介護の必要性が高く、利用回数が多かった高齢者が施設に入居することで、訪問介護の中心は、利用回数が少ない高齢者に変化しているためです。
そこで町が目をつけたのは…
赤ちゃん「ギャー」
佐藤さんは、生後半年の双子を持つ母親の、育児や家事を手伝いに来ました。
介護だけでなく、育児にも奮闘します。
・佐藤郁子さん
「これこうだったけ?」
・子育て中の女性
「いつもどうやってやっています?」
・佐藤郁子さん
「一回しかやったことない」
町は、介護を必要としないまでも、日常生活に支障がある高齢者を支援する事業や、子育て中の親の家事や育児をサポートする事業を行っています。
そしてその業務を、訪問介護事業所に委託しているのです。
洗濯をしていても、「オギャー」と泣く赤ちゃんの声が聞こえてきました。
・佐藤郁子さん
「2人とも泣いているな」
洗濯を中断。双子を抱っこしたり、さすったりしてあやします。
・佐藤郁子さん
「2人いるから大変だと思う。双子だから」
■介護報酬の改定で自身の給料減らし対応
4軒を周り終えて帰宅したのは、午後4時ごろ。朝から働き続けた佐藤さんの楽しみは、晩酌です。
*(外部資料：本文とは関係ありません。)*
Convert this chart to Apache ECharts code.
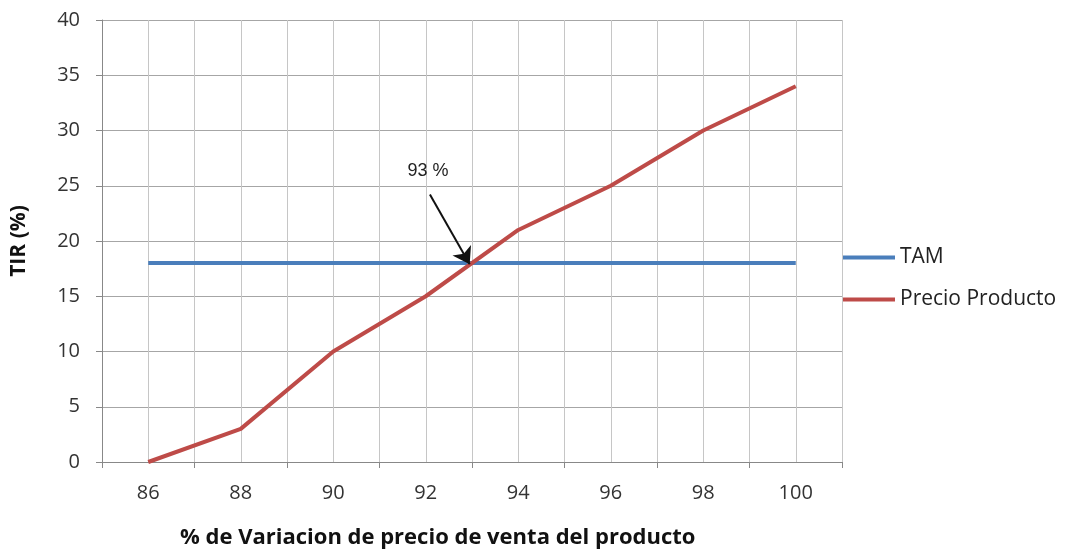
<!DOCTYPE html>
<html>
<head>
<meta charset="utf-8">
<script src="https://cdn.jsdelivr.net/npm/echarts@6/dist/echarts.min.js"></script>
<style>html,body{margin:0;padding:0;background:#fff}#c{width:1065px;height:556px}</style>
</head>
<body>
<div id="c"></div>
<script>
const xValues = [86, 88, 90, 92, 94, 96, 98, 100];
const tamValues = [18, 18, 18, 18, 18, 18, 18, 18];
const precioValues = [0, 3, 10, 15, 21, 25, 30, 34];
const seriesNames = ['TAM', 'Precio Producto'];
const xTitle = '% de Variacion de precio de venta del producto';
const yTitle = 'TIR (%)';
const annotationText = '93 %';
const arrowStart = [92.09, 24.2];
const arrowEnd = [92.95, 17.9];
const annotationPos = [92.05, 26.3];

const chart = echarts.init(document.getElementById('c'));
const font = '"Open Sans", Lato, sans-serif';
chart.setOption({
  animation: false,
  backgroundColor: '#fff',
  grid: { left: 102, top: 20, width: 740, height: 442 },
  legend: {
    orient: 'vertical', left: 838, top: 242,
    icon: 'rect', itemWidth: 52, itemHeight: 4, itemGap: 21,
    textStyle: { fontFamily: font, fontSize: 21, color: '#222' },
    data: seriesNames
  },
  xAxis: [
    {
      type: 'value', min: 85, max: 101, interval: 1,
      axisLine: { show: true, lineStyle: { color: '#888', width: 1 } },
      axisTick: { show: false },
      splitLine: { show: true, lineStyle: { color: '#c6c6c6', width: 1 } },
      axisLabel: {
        margin: 21, fontFamily: font, fontSize: 20, color: '#333',
        formatter: v => (v % 2 === 0 ? String(v) : '')
      }
    },
    {
      type: 'value', min: 85, max: 101, interval: 2, position: 'bottom',
      axisLine: { show: false },
      axisTick: { show: true, length: 6, lineStyle: { color: '#888' } },
      splitLine: { show: false },
      axisLabel: { show: false }
    }
  ],
  yAxis: {
    type: 'value', min: 0, max: 40, interval: 5,
    name: yTitle, nameLocation: 'middle', nameGap: 72,
    nameTextStyle: { fontFamily: font, fontSize: 21, fontWeight: 'bold', color: '#111' },
    axisLine: { show: true, lineStyle: { color: '#888', width: 1 } },
    axisTick: { show: true, length: 6, lineStyle: { color: '#888' } },
    splitLine: { show: true, lineStyle: { color: '#a6a6a6', width: 1 } },
    axisLabel: { margin: 22, fontFamily: font, fontSize: 20, color: '#333' }
  },
  graphic: [{
    type: 'text', left: 180, top: 527,
    style: { text: xTitle, font: 'bold 22px ' + font, fill: '#111' }
  }],
  series: [
    {
      name: seriesNames[0], type: 'line', xAxisIndex: 0,
      data: xValues.map((x, i) => [x, tamValues[i]]),
      showSymbol: false, symbol: 'none',
      lineStyle: { color: '#4a7ebb', width: 4 }, itemStyle: { color: '#4a7ebb' }
    },
    {
      name: seriesNames[1], type: 'line', xAxisIndex: 0,
      data: xValues.map((x, i) => [x, precioValues[i]]),
      showSymbol: false, symbol: 'none',
      lineStyle: { color: '#be4b48', width: 4 }, itemStyle: { color: '#be4b48' },
      markLine: {
        silent: true, symbol: ['none', 'arrow'], symbolSize: 16,
        lineStyle: { color: '#111', width: 2, type: 'solid' },
        label: { show: false },
        z: 10,
        data: [[{ coord: arrowStart }, { coord: arrowEnd }]]
      },
      markPoint: {
        silent: true, symbol: 'circle', symbolSize: 0,
        label: { show: true, formatter: annotationText, fontFamily: 'Liberation Sans, Arial, sans-serif', fontSize: 18, color: '#222' },
        data: [{ coord: annotationPos }]
      }
    }
  ]
});
</script>
</body>
</html>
夫の佐藤光公さんは、一緒に晩酌をしながら妻・郁子さんについて語ります。
・夫 光公さん(70)
「同期の集まりがあったとき、なんて言ったと思う?84まで働くからねって」
・佐藤郁子さん
「介護をしていた人が、おばあちゃんだが84歳までラーメン店をやっていた。その人を目標にして働こうと思って」
そんな佐藤さんの思いをよそに「介護報酬の改定」がなされました。
介護サービスを提供する事業所に対しては自治体から報酬が支払われますが、2024年の改定で、訪問介護の報酬が引き下げられたのです。
・佐藤郁子さん
「(介護報酬を)減らされたからといって、勝手にヘルパーの給料を減らすことはしたくない。その分自分が何かをすればいい」
従業員の給料を維持するため、自分の給料を半分以上カットし、赤字にならないようにしています。
実は、介護報酬全体では、プラスの改定でした。
しかし訪問介護は、ほかのサービスよりも大きな黒字だったため、利益の差を埋めるためにマイナス改定となったのです。
■「地方のことを考えていない」
都市部では、ヘルパーが効率的に集合住宅を回れる一方、地方では、家を一軒ずつ訪問するため、移動時間やガソリン代の負担が大きくなります。
・佐藤郁子さん
「都会でこんなに、30分も1時間もかけて行くところなんてないから、すぐそこすぐそこって行っているわけでしょ」
「自分たちの都会のことしか考えていない。へき地は関係ない、考えていない」
それでも佐藤さんは、利用者のために、続けるつもりです。
・町の高齢者支援事業利用者(93)
「うれしい。いつも(料理や掃除を)やってくれるから。できれば自分の家で往生したい」
・佐藤郁子さん
「待っていてくれるのがうれしい。みんな待っているんじゃないだろうか。ヘルパーを。きっとそう思う」
いつまでも、自分らしく好きな場所で生活したい。
その願いに寄り添う訪問介護を守ろうと、今日も奔走する人がいます。